(Reuters) - The United States has a backlog of six million COVID-19 vaccine doses due to winter storms and power outages weather, White House officials said at a media briefing on Friday, adding that the federal government expects to catch up with vaccine distribution by next week.
All 50 states are impacted, said Andy Slavitt, senior adviser to the White House COVID-19 response team. He said delays were due to road closures, shipping company employees unable to get to work, and power outages in certain locations.
States should prepare to handle previously expected doses as well as the backlogged shots, Slavitt said. The United States has been ramping up shipments of vaccines.

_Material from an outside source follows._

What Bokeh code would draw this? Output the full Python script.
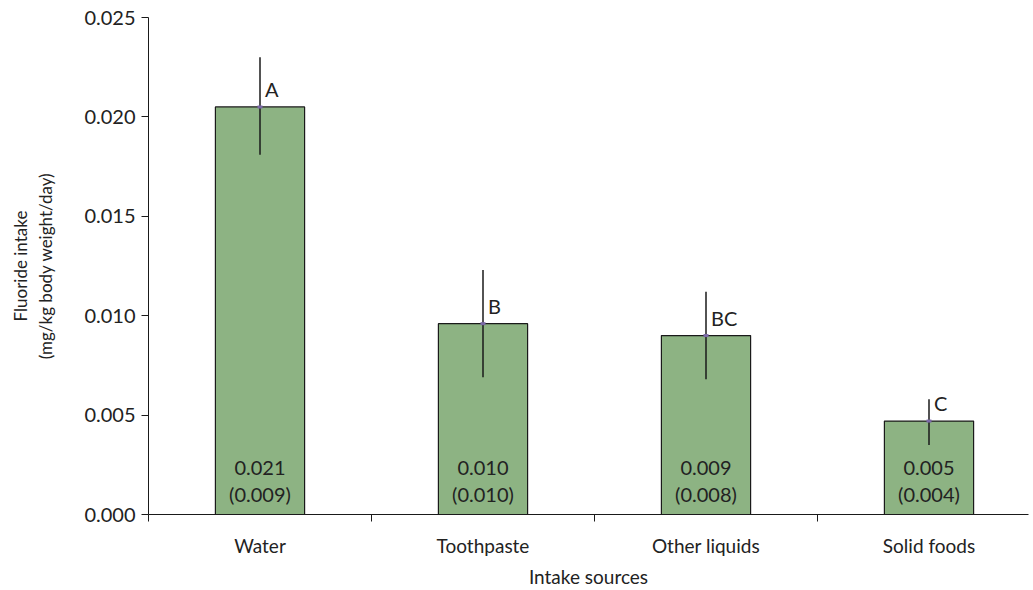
from bokeh.plotting import figure
from bokeh.models import Range1d, FixedTicker, ColumnDataSource, NumeralTickFormatter
from bokeh.core.properties import value
from bokeh.embed import file_html
from bokeh.resources import INLINE

categories = ["Water", "Toothpaste", "Other liquids", "Solid foods"]
means = [0.0205, 0.0096, 0.0090, 0.0047]
err_low = [0.0181, 0.0069, 0.0068, 0.0035]
err_high = [0.0230, 0.0123, 0.0112, 0.0058]
letters = ["A", "B", "BC", "C"]
mean_labels = ["0.021", "0.010", "0.009", "0.005"]
sd_labels = ["(0.009)", "(0.010)", "(0.008)", "(0.004)"]
y_ticks = [0.0, 0.005, 0.010, 0.015, 0.020, 0.025]

FONT = "Lato"
TXT = "#222222"

xs = [i + 0.5 for i in range(len(categories))]
src = ColumnDataSource(dict(x=xs, cat=categories, mean=means, lo=err_low, hi=err_high,
                            letter=letters, ml=mean_labels, sl=sd_labels,
                            zero=[0.0] * len(categories)))

p = figure(width=1033, height=590, output_backend="svg", toolbar_location=None,
           x_range=Range1d(0, 880 / 223), y_range=Range1d(0, 0.025),
           min_border_left=148, min_border_top=17, min_border_right=5, min_border_bottom=60)
p.outline_line_color = None
p.xgrid.grid_line_color = None
p.ygrid.grid_line_color = None
p.background_fill_color = "white"
p.border_fill_color = "white"

p.vbar(x="x", top="mean", bottom=0, width=0.4, source=src,
       fill_color="#8db383", line_color="#1a1a1a", line_width=1.2)
p.segment(x0="x", y0="lo", x1="x", y1="hi", source=src, line_color="#1a1a1a", line_width=1.5)
p.rect(x="x", y="mean", width=5, height=3, width_units="screen", height_units="screen",
       source=src, fill_color="#7a68a6", line_color=None)
p.text(x="x", y="mean", text="letter", source=src, x_offset=5, y_offset=-6,
       text_align="left", text_baseline="bottom", text_font=value(FONT),
       text_font_size="20px", text_color=TXT)
p.text(x="x", y="zero", text="ml", source=src, y_offset=-47,
       text_align="center", text_baseline="middle", text_font=value(FONT),
       text_font_size="20px", text_color=TXT)
p.text(x="x", y="zero", text="sl", source=src, y_offset=-21,
       text_align="center", text_baseline="middle", text_font=value(FONT),
       text_font_size="20px", text_color=TXT)

# x axis
xa = p.xaxis[0]
xa.ticker = FixedTicker(ticks=xs, minor_ticks=list(range(len(categories))))
xa.major_label_overrides = {x: c for x, c in zip(xs, categories)}
xa.major_tick_out = 0
xa.major_tick_in = 0
xa.minor_tick_out = 7
xa.minor_tick_in = 0
xa.minor_tick_line_color = "#1a1a1a"
xa.major_label_standoff = 12
xa.axis_label = "Intake sources"
xa.axis_label_standoff = 5
xa.axis_label_text_font_style = "normal"

# y axis
ya = p.yaxis[0]
ya.ticker = FixedTicker(ticks=y_ticks, minor_ticks=[])
ya.formatter = NumeralTickFormatter(format="0.000")
ya.major_tick_out = 7
ya.major_tick_in = 0
ya.major_label_standoff = 6
ya.axis_label = "Fluoride intake\n(mg/kg body weight/day)"
ya.axis_label_standoff = 25
ya.axis_label_text_font_style = "normal"

for ax in (xa, ya):
    ax.axis_line_color = "#1a1a1a"
    ax.major_tick_line_color = "#1a1a1a"
    ax.major_label_text_font = FONT
    ax.axis_label_text_font = FONT
    ax.major_label_text_color = TXT
    ax.axis_label_text_color = TXT
xa.major_label_text_font_size = "19px"
xa.axis_label_text_font_size = "19px"
ya.major_label_text_font_size = "20px"
ya.axis_label_text_font_size = "17px"

open("out.html", "w").write(file_html(p, INLINE))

Slavitt said the packaging plant that is working on Moderna Inc’s vaccine is “just now” coming online after roads were cleared. It intends to have vaccines on planes by Sunday night for delivery next week, he added.
Earlier this week, Moderna said there may be some short-term delays in vaccine deliveries but that it expected the issue to be resolved soon.
U.S. infectious disease response leader Dr. Anthony Fauci said a trial testing the Pfizer Inc/BioNtech SE vaccine on children younger than 12 would start in April, with results anticipated a year later.
The two companies on Thursday said they have started an international study to evaluate the safety and effectiveness of their COVID-19 vaccine in healthy pregnant women.